Netanyahu, beset by legal troubles and health problems, looks weak, but Bennett and Lapid don’t look any stronger, and another Netanyahu victory remains the most likely outcome. For liberals and the left, the remote prospect of another Lapid and Bennett government offers little hope. Under the prior Lapid-Bennett government, construction and planning of West Bank settlements and expulsions of Palestinians both increased compared to earlier Netanyahu governments, according to a report by the Israeli watchdog group Peace Now.
To understand the implications of the new compact between Bennett and Lapid, on Monday Jewish Currents spoke with Mairav Zonszein, senior analyst on Israel-Palestine at the International Crisis Group.
Josh Nathan-Kazis: Let’s say Yair Lapid and Naftali Bennett were to win the elections this fall.
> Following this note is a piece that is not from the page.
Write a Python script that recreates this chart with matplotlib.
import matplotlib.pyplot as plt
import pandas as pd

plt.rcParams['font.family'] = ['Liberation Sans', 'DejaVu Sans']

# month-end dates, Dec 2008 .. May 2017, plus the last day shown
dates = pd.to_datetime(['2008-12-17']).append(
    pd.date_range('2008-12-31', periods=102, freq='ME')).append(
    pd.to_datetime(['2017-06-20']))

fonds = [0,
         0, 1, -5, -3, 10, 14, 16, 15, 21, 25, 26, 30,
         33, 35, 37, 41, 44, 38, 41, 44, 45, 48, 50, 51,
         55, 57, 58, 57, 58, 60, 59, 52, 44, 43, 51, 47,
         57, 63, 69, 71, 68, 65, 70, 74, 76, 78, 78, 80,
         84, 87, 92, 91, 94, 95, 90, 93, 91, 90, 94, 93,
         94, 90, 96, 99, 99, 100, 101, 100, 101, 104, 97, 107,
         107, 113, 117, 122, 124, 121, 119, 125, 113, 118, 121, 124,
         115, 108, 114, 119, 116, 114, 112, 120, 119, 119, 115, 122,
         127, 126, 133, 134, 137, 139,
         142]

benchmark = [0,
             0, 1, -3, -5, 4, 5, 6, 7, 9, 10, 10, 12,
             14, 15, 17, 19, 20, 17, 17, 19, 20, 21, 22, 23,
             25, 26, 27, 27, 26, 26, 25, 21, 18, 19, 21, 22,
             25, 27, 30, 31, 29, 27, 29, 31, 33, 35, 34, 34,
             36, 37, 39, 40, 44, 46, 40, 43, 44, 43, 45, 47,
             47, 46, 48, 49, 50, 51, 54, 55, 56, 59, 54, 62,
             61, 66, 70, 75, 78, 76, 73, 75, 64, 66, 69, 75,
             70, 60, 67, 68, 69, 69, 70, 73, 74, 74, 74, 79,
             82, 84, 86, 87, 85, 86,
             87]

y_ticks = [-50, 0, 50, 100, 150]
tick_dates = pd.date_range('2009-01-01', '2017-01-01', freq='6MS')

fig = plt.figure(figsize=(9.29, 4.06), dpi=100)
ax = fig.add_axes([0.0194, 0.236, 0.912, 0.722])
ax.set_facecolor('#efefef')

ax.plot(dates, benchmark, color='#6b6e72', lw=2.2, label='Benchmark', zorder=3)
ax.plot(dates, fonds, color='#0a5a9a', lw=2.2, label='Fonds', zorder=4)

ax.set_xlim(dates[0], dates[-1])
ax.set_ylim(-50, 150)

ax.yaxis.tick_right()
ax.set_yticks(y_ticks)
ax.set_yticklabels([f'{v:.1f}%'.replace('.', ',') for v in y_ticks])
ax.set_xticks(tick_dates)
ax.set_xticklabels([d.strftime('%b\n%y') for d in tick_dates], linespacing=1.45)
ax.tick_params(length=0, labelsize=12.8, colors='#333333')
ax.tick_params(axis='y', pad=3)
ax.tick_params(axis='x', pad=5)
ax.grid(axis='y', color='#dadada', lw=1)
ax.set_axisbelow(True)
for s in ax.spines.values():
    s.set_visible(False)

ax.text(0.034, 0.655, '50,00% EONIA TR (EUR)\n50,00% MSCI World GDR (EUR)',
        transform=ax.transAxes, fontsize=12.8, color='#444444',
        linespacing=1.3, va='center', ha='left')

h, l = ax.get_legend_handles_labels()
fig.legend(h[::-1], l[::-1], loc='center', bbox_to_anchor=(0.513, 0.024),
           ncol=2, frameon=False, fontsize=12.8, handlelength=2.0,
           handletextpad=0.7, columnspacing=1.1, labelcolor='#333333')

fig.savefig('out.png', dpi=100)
What would change, in terms of Israel’s foreign policy, and Israel’s policy towards the Palestinians?
Mairav Zonszein: This election will not be about the Palestinians, and Bennett and Lapid are certainly not running on that issue. Rather, it will be about Netanyahu and restoring a sense of law and order. Bennett, like Netanyahu, openly rejects a Palestinian state. On the issue of settlements, he and Lapid will likely maintain the status quo in the occupied West Bank, which is in a state of accelerated annexation. But they would instruct the IDF to rein in settler violence—a break from the current government, which has armed and emboldened settler militias. On Israel’s foreign policy more broadly, Benett and Lapid will likely promote Israel’s national security interests not just through military force, but by emphasizing the importance of the US-Israel relationship and strengthening alliances in the region. To that end, they will try to improve Israel’s image in the West by toning down the rhetoric currently coming out of the defense and foreign ministries.
The big question is whether they will change Israeli military actions in places like Syria and Lebanon. That is primarily dependent on what will transpire on the Iran front, and what Trump will do. Regardless, they will make sure to stay on Trump’s good side.